Short task: Write out the listing below without alteration, omitting its pictures.

Data section:
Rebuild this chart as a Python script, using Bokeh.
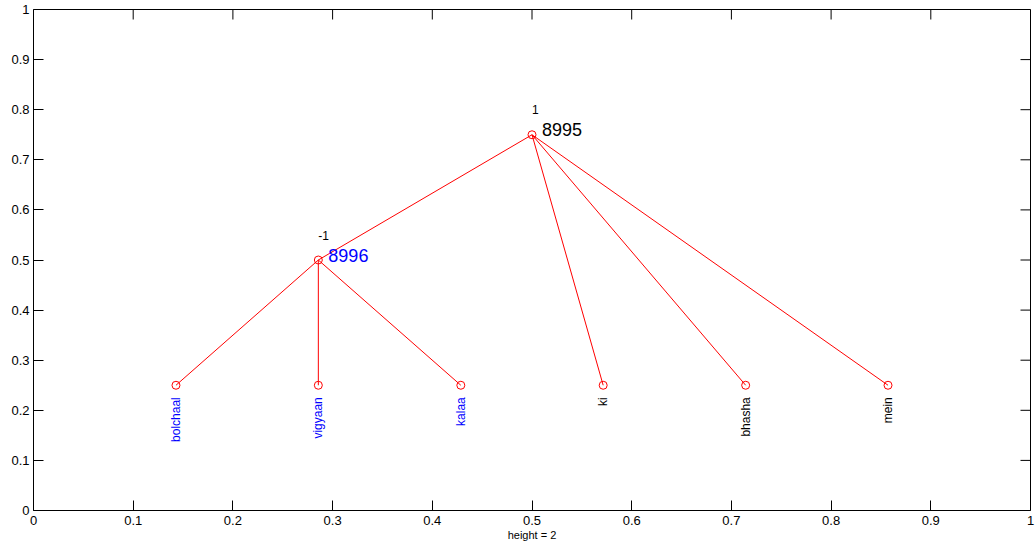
import math
from bokeh.plotting import figure
from bokeh.models import ColumnDataSource, FixedTicker, Range1d
from bokeh.core.properties import value
from bokeh.embed import file_html
from bokeh.resources import INLINE

# ---- data ----
node_names = ["8995", "8996", "bolchaal", "vigyaan", "kalaa", "ki", "bhasha", "mein"]
node_x = [0.5, 0.2857, 0.1429, 0.2857, 0.4286, 0.5714, 0.7143, 0.8571]
node_y = [0.75, 0.5, 0.25, 0.25, 0.25, 0.25, 0.25, 0.25]
node_parent = [-1, 0, 1, 1, 1, 0, 0, 0]
node_colors = ["black", "blue", "blue", "blue", "blue", "black", "black", "black"]
internal_nodes = [0, 1]
internal_signs = ["1", "-1"]
leaf_nodes = [2, 3, 4, 5, 6, 7]

x_ticks = [0, 0.1, 0.2, 0.3, 0.4, 0.5, 0.6, 0.7, 0.8, 0.9, 1]
x_tick_labels = ["0", "0.1", "0.2", "0.3", "0.4", "0.5", "0.6", "0.7", "0.8", "0.9", "1"]
y_ticks = [0, 0.1, 0.2, 0.3, 0.4, 0.5, 0.6, 0.7, 0.8, 0.9, 1]
y_tick_labels = ["0", "0.1", "0.2", "0.3", "0.4", "0.5", "0.6", "0.7", "0.8", "0.9", "1"]
x_label = "height = 2"

FONT = "Liberation Sans"

p = figure(width=1035, height=548, output_backend="svg", toolbar_location=None,
           x_range=Range1d(0, 1), y_range=Range1d(0, 1),
           min_border_left=33, min_border_right=5, min_border_top=9, min_border_bottom=38)
p.grid.visible = False
p.outline_line_color = "black"
p.outline_line_width = 1
p.background_fill_color = "white"
p.border_fill_color = "white"

for ax in (p.xaxis[0], p.yaxis[0]):
    ax.major_tick_in = 10
    ax.major_tick_out = 0
    ax.minor_tick_line_color = None
    ax.axis_line_color = None
    ax.major_tick_line_color = "black"
    ax.major_label_text_font = FONT
    ax.major_label_text_font_size = "13px"
    ax.major_label_text_color = "black"
p.xaxis[0].ticker = FixedTicker(ticks=x_ticks)
p.yaxis[0].ticker = FixedTicker(ticks=y_ticks)
p.xaxis[0].major_label_overrides = dict(zip(x_ticks, x_tick_labels))
p.yaxis[0].major_label_overrides = dict(zip(y_ticks, y_tick_labels))
p.xaxis[0].major_label_standoff = 5
p.yaxis[0].major_label_standoff = 4
p.xaxis[0].axis_label = x_label
p.xaxis[0].axis_label_text_font = FONT
p.xaxis[0].axis_label_text_font_size = "11px"
p.xaxis[0].axis_label_text_font_style = "normal"
p.xaxis[0].axis_label_text_color = "black"
p.xaxis[0].axis_label_standoff = 1

# mirrored ticks on top and right edges (10 px inward)
p.ray(x=x_ticks, y=[1] * len(x_ticks), length=10, length_units="screen",
      angle=-math.pi / 2, line_color="black", line_width=1)
p.ray(x=[1] * len(y_ticks), y=y_ticks, length=10, length_units="screen",
      angle=math.pi, line_color="black", line_width=1)

# ---- edges ----
edges = ColumnDataSource(dict(
    x0=[node_x[node_parent[i]] for i in range(len(node_x)) if node_parent[i] >= 0],
    y0=[node_y[node_parent[i]] for i in range(len(node_x)) if node_parent[i] >= 0],
    x1=[node_x[i] for i in range(len(node_x)) if node_parent[i] >= 0],
    y1=[node_y[i] for i in range(len(node_x)) if node_parent[i] >= 0],
))
p.segment("x0", "y0", "x1", "y1", source=edges, line_color="#ff0000", line_width=1)

# ---- nodes ----
p.scatter(node_x, node_y, marker="circle", size=8, fill_color=None,
          line_color="#ff0000", line_width=1)

# ---- internal labels ----
isrc = ColumnDataSource(dict(
    x=[node_x[i] for i in internal_nodes],
    y=[node_y[i] for i in internal_nodes],
    name=[node_names[i] for i in internal_nodes],
    color=[node_colors[i] for i in internal_nodes],
    sign=internal_signs,
))
p.text("x", "y", text="name", source=isrc, text_color="color",
       text_font=value(FONT), text_font_size="18px",
       text_align="left", text_baseline="middle", x_offset=10, y_offset=-5)
p.text("x", "y", text="sign", source=isrc, text_color="black",
       text_font=value(FONT), text_font_size="12px",
       text_align="left", text_baseline="middle", x_offset=0, y_offset=-25)

# ---- leaf labels ----
lsrc = ColumnDataSource(dict(
    x=[node_x[i] for i in leaf_nodes],
    y=[node_y[i] for i in leaf_nodes],
    name=[node_names[i] for i in leaf_nodes],
    color=[node_colors[i] for i in leaf_nodes],
))
p.text("x", "y", text="name", source=lsrc, text_color="color",
       text_font=value(FONT), text_font_size="12px", angle=math.pi / 2,
       text_align="right", text_baseline="middle", x_offset=0, y_offset=12)

open("out.html", "w").write(file_html(p, INLINE))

Solution to the exercise:
Rebuild this chart as a Python script, using Bokeh.
import math
from bokeh.plotting import figure
from bokeh.models import ColumnDataSource, FixedTicker, Range1d
from bokeh.core.properties import value
from bokeh.embed import file_html
from bokeh.resources import INLINE

# ---- data ----
node_names = ["8995", "8996", "bolchaal", "vigyaan", "kalaa", "ki", "bhasha", "mein"]
node_x = [0.5, 0.2857, 0.1429, 0.2857, 0.4286, 0.5714, 0.7143, 0.8571]
node_y = [0.75, 0.5, 0.25, 0.25, 0.25, 0.25, 0.25, 0.25]
node_parent = [-1, 0, 1, 1, 1, 0, 0, 0]
node_colors = ["black", "blue", "blue", "blue", "blue", "black", "black", "black"]
internal_nodes = [0, 1]
internal_signs = ["1", "-1"]
leaf_nodes = [2, 3, 4, 5, 6, 7]

x_ticks = [0, 0.1, 0.2, 0.3, 0.4, 0.5, 0.6, 0.7, 0.8, 0.9, 1]
x_tick_labels = ["0", "0.1", "0.2", "0.3", "0.4", "0.5", "0.6", "0.7", "0.8", "0.9", "1"]
y_ticks = [0, 0.1, 0.2, 0.3, 0.4, 0.5, 0.6, 0.7, 0.8, 0.9, 1]
y_tick_labels = ["0", "0.1", "0.2", "0.3", "0.4", "0.5", "0.6", "0.7", "0.8", "0.9", "1"]
x_label = "height = 2"

FONT = "Liberation Sans"

p = figure(width=1035, height=548, output_backend="svg", toolbar_location=None,
           x_range=Range1d(0, 1), y_range=Range1d(0, 1),
           min_border_left=33, min_border_right=5, min_border_top=9, min_border_bottom=38)
p.grid.visible = False
p.outline_line_color = "black"
p.outline_line_width = 1
p.background_fill_color = "white"
p.border_fill_color = "white"

for ax in (p.xaxis[0], p.yaxis[0]):
    ax.major_tick_in = 10
    ax.major_tick_out = 0
    ax.minor_tick_line_color = None
    ax.axis_line_color = None
    ax.major_tick_line_color = "black"
    ax.major_label_text_font = FONT
    ax.major_label_text_font_size = "13px"
    ax.major_label_text_color = "black"
p.xaxis[0].ticker = FixedTicker(ticks=x_ticks)
p.yaxis[0].ticker = FixedTicker(ticks=y_ticks)
p.xaxis[0].major_label_overrides = dict(zip(x_ticks, x_tick_labels))
p.yaxis[0].major_label_overrides = dict(zip(y_ticks, y_tick_labels))
p.xaxis[0].major_label_standoff = 5
p.yaxis[0].major_label_standoff = 4
p.xaxis[0].axis_label = x_label
p.xaxis[0].axis_label_text_font = FONT
p.xaxis[0].axis_label_text_font_size = "11px"
p.xaxis[0].axis_label_text_font_style = "normal"
p.xaxis[0].axis_label_text_color = "black"
p.xaxis[0].axis_label_standoff = 1

# mirrored ticks on top and right edges (10 px inward)
p.ray(x=x_ticks, y=[1] * len(x_ticks), length=10, length_units="screen",
      angle=-math.pi / 2, line_color="black", line_width=1)
p.ray(x=[1] * len(y_ticks), y=y_ticks, length=10, length_units="screen",
      angle=math.pi, line_color="black", line_width=1)

# ---- edges ----
edges = ColumnDataSource(dict(
    x0=[node_x[node_parent[i]] for i in range(len(node_x)) if node_parent[i] >= 0],
    y0=[node_y[node_parent[i]] for i in range(len(node_x)) if node_parent[i] >= 0],
    x1=[node_x[i] for i in range(len(node_x)) if node_parent[i] >= 0],
    y1=[node_y[i] for i in range(len(node_x)) if node_parent[i] >= 0],
))
p.segment("x0", "y0", "x1", "y1", source=edges, line_color="#ff0000", line_width=1)

# ---- nodes ----
p.scatter(node_x, node_y, marker="circle", size=8, fill_color=None,
          line_color="#ff0000", line_width=1)

# ---- internal labels ----
isrc = ColumnDataSource(dict(
    x=[node_x[i] for i in internal_nodes],
    y=[node_y[i] for i in internal_nodes],
    name=[node_names[i] for i in internal_nodes],
    color=[node_colors[i] for i in internal_nodes],
    sign=internal_signs,
))
p.text("x", "y", text="name", source=isrc, text_color="color",
       text_font=value(FONT), text_font_size="18px",
       text_align="left", text_baseline="middle", x_offset=10, y_offset=-5)
p.text("x", "y", text="sign", source=isrc, text_color="black",
       text_font=value(FONT), text_font_size="12px",
       text_align="left", text_baseline="middle", x_offset=0, y_offset=-25)

# ---- leaf labels ----
lsrc = ColumnDataSource(dict(
    x=[node_x[i] for i in leaf_nodes],
    y=[node_y[i] for i in leaf_nodes],
    name=[node_names[i] for i in leaf_nodes],
    color=[node_colors[i] for i in leaf_nodes],
))
p.text("x", "y", text="name", source=lsrc, text_color="color",
       text_font=value(FONT), text_font_size="12px", angle=math.pi / 2,
       text_align="right", text_baseline="middle", x_offset=0, y_offset=12)

open("out.html", "w").write(file_html(p, INLINE))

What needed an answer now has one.